I browsed it a bit while at my parents' house, then obtained a copy of the book when I returned home. Bercot's book has a certain surface plausibility and sincerity that draws the reader in. But I found, as I examined the arguments in more detail and especially as I looked up Bercot's references, that the veneer of plausibility is plastered over a very shoddy and misleading presentation of the evidence. Bercot starts out his book telling the reader that he's going to present only beliefs from the early Church that are supported by at least five witnesses. Sounds like at least an objective criterion. The problem is that Bercot frequently presents beliefs that he supports with fewer than five witnesses and sometimes with no witnesses at all. On the flip-side, there are doctrines in the early Church that were held by many more than five witnesses (e.g. baptismal regeneration, the Eucharist as a sacrifice, apostolic succession) which he summarily rejects. Then there's the hefty problem that one will sometimes look up Bercot's references (at least when they are cited correctly, so that you can look them up) and find that the text says something quite different than what Bercot asserts, even to the point of sometimes meaning exactly the opposite of what he says it means. Also, his allergy to "doctrine" and hints of problems with his Christology suggest to me that he has not completely shed his Jehovah's Witness upbringing.
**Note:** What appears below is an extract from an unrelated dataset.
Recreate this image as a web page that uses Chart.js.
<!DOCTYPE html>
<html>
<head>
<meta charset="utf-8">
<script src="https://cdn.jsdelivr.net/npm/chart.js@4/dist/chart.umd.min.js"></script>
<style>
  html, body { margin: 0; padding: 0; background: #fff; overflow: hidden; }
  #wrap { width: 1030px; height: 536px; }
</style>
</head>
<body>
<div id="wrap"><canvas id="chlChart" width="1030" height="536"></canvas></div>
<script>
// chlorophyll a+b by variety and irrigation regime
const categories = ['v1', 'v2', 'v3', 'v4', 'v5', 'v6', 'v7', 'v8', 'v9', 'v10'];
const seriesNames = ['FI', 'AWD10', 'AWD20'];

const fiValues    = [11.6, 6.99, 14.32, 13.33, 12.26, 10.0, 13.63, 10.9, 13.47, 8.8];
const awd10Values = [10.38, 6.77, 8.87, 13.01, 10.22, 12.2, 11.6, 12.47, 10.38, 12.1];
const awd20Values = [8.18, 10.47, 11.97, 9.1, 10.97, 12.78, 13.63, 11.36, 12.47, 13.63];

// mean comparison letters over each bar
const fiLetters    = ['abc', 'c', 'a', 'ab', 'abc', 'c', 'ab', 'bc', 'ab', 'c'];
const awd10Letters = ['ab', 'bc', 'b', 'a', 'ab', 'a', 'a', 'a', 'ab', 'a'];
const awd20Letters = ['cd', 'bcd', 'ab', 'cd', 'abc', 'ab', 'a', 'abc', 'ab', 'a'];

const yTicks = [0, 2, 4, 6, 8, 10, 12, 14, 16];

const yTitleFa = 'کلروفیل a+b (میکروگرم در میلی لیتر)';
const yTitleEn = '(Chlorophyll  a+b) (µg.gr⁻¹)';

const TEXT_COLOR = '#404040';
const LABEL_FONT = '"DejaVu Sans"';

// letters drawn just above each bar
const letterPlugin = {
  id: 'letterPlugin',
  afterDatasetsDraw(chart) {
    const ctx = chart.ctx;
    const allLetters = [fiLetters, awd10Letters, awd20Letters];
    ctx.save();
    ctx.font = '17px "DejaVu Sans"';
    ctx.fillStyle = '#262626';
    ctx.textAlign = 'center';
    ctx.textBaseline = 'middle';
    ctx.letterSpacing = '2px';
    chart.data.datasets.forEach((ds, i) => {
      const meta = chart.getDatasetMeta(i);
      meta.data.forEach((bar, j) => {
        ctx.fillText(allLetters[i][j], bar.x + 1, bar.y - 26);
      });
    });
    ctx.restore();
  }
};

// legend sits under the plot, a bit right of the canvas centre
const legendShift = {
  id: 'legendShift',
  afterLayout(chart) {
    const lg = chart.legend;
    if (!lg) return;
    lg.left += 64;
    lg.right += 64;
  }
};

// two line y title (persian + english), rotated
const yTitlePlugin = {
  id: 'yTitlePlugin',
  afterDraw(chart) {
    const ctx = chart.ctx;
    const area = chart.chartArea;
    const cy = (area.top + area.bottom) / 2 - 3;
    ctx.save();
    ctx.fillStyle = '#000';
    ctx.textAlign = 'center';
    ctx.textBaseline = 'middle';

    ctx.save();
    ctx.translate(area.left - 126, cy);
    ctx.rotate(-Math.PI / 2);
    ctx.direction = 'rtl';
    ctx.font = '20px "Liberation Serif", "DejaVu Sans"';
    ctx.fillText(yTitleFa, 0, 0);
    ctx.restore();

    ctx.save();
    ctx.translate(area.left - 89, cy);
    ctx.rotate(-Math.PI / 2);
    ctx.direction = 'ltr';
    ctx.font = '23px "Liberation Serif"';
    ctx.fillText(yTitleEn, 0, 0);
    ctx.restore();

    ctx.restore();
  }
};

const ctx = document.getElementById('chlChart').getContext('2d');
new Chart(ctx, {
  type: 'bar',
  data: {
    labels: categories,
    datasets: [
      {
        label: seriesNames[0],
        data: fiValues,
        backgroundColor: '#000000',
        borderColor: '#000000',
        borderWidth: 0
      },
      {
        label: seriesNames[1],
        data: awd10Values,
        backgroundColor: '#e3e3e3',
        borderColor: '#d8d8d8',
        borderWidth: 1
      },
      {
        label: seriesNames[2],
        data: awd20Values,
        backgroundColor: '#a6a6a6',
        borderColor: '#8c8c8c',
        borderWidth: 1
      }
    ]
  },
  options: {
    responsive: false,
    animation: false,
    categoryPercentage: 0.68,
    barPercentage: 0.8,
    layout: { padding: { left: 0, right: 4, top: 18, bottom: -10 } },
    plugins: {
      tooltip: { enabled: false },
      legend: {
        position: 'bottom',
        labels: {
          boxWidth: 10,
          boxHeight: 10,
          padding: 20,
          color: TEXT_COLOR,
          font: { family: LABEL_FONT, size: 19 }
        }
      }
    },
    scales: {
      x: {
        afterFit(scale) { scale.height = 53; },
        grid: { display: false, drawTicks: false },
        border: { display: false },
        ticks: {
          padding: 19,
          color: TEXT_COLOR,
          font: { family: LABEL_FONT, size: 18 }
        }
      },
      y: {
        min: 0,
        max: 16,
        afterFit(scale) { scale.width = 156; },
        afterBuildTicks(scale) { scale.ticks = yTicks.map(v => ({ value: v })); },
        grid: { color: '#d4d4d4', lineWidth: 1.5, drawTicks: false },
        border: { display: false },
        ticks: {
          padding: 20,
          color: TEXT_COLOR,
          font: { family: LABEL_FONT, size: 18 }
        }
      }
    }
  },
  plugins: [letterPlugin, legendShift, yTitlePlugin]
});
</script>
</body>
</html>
Overall, it's an almost entirely untrustworthy book, which makes it all the more galling that it would lead people to reject the Catholic Faith.
I started writing just a critique of Bercot specifically, for my family's benefit, but the project grew and grew until it became a sort of complete apologia for the fundamentals of Catholicism from the early Church Fathers, with Bercot as the catalyst for a particular way of presenting the information.
I am particularly happy with the chapters on "Purgatory" and "War and Capital Punishment". But I think the whole presentation is pretty strong. This work is by no means perfect (and if you catch any outright errors on my part, please let me know) but I hope it can be of some use.